Initial Formal Sketch Construction: The LLM generates an informal proof plan \(p\) from \((S, s)\). The LLM then generates a formal proof sketch \(D\) using a custom DSL. The prompt includes DSL format guidelines and highlights common auto-formalization pitfalls.
Sub-problem Extraction and Solving: The DSL parses the draft \(D\) and extracts formal statements for the required sub-proofs (\(S_1, \dots, S_n\)). Valid sub-problems are passed to the Iterative Proof Repair loop.
Iterative Decomposition Repair: If any sub-problems are not solved by the Iterative Proof Repair loop, the failures are logged. The LLM is prompted to regenerate the proof sketch \(D\) with a revised decomposition strategy, using the list of unsolved sub-problems as feedback.

Overall Framework

Delta Prover initially attempts a direct solution using Iterative Proof Repair. If unsuccessful, it initiates Reflective Decomposition. If Reflective Decomposition yields a list of solved sub-problems, the framework performs Automatic Proof Consolidation. During consolidation, the derived sub-proofs \(P_i\) are substituted back into the DSL-based sketch, and concluding commands are appended to produce the complete formal proof \(P\) for the original statement \(S\).

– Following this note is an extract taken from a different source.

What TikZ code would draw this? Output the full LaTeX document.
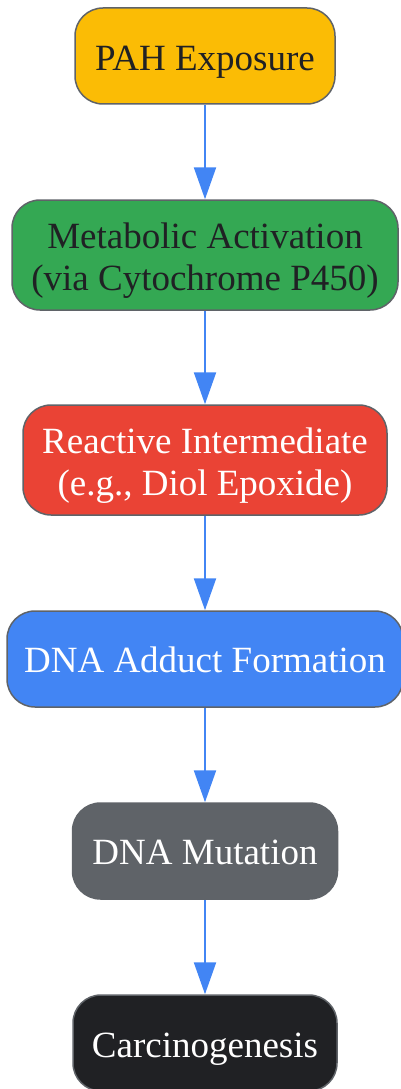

Decomposition via Extended Syntax

The custom Domain-Specific Language (DSL) is built on Lean 4’s metaprogramming facilities using a monad layer, PlayM, built upon TacticM. It manages intermediate proof states and converts them into valid Lean 4 proof scripts.

The DSL provides four tactics:

Suppose: Introduces new hypotheses into the proof context.
Define: Introduces arbitrary Lean 4 expressions and infers their types.
ShowBy: Creates subgoals and interfaces with Mathlib tactics. It records generated proofs for later assembly.
Conclude: Consolidates proofs by leveraging recorded steps, dependency graphs, and Lean 4’s delaborator to emit a coherent Lean 4 proof.

Experiments

Basic Experiment Setup

Model: Gemini 2.5 Pro 05-06 with sampling temperature set to \(1\).
Benchmarks:
- miniF2F-test: 244 problems from mathematics competitions and the MATH dataset translated into Lean 4.
- miniF2F-test-IMO: A subset consisting of all IMO problems within miniF2F-test.

Benchmark Performance

Delta Prover is evaluated against baseline provers on the miniF2F-test benchmark. Sample budgets are determined by recording the number of API calls used for a successful attempt and taking the maximum across all solved problems.

Delta Prover achieves an accuracy of 95.9% on miniF2F-test using a sample budget of 16384 API calls. The test-time scaling properties are tracked by measuring the accuracy relative to the available sample budget.

Ablation Studies

Effect of Iterative Proof Repair The impact of Iterative Proof Repair is tested using only proof construction (without Reflective Decomposition). The total budget is fixed at 1024 API calls. The experiment varies the number of iterative repairs per round (\(n\)) and the number of rounds (\(m\)).

Results indicate that accuracy increases as the number of repairs \(n\) increases for a fixed total budget \(m \times n\). When the number of repairs is constrained to \(n = 1\), the process is equivalent to a Best-of-N (BoN) sampling strategy. The repair-enabled configurations yield higher accuracy than the BoN configuration at equivalent computational budgets.

Effect of Reflective Decomposition The role of Reflective Decomposition is evaluated using IMO 2019 Problem 1 from the miniF2F-test set. Two strategies are compared:

Baseline: Pure iterative proof correction.
Delta Prover: Iterative proof correction combined with Reflective Decomposition.

The baseline approach did not find a solution after 1024 API calls. Using Reflective Decomposition, the problem was separated into 83 sub-problems during the initial decomposition round. Each sub-problem required an average of 4 API calls to resolve. The complete problem was solved using approximately \(83 \times 4 = 332\) API calls.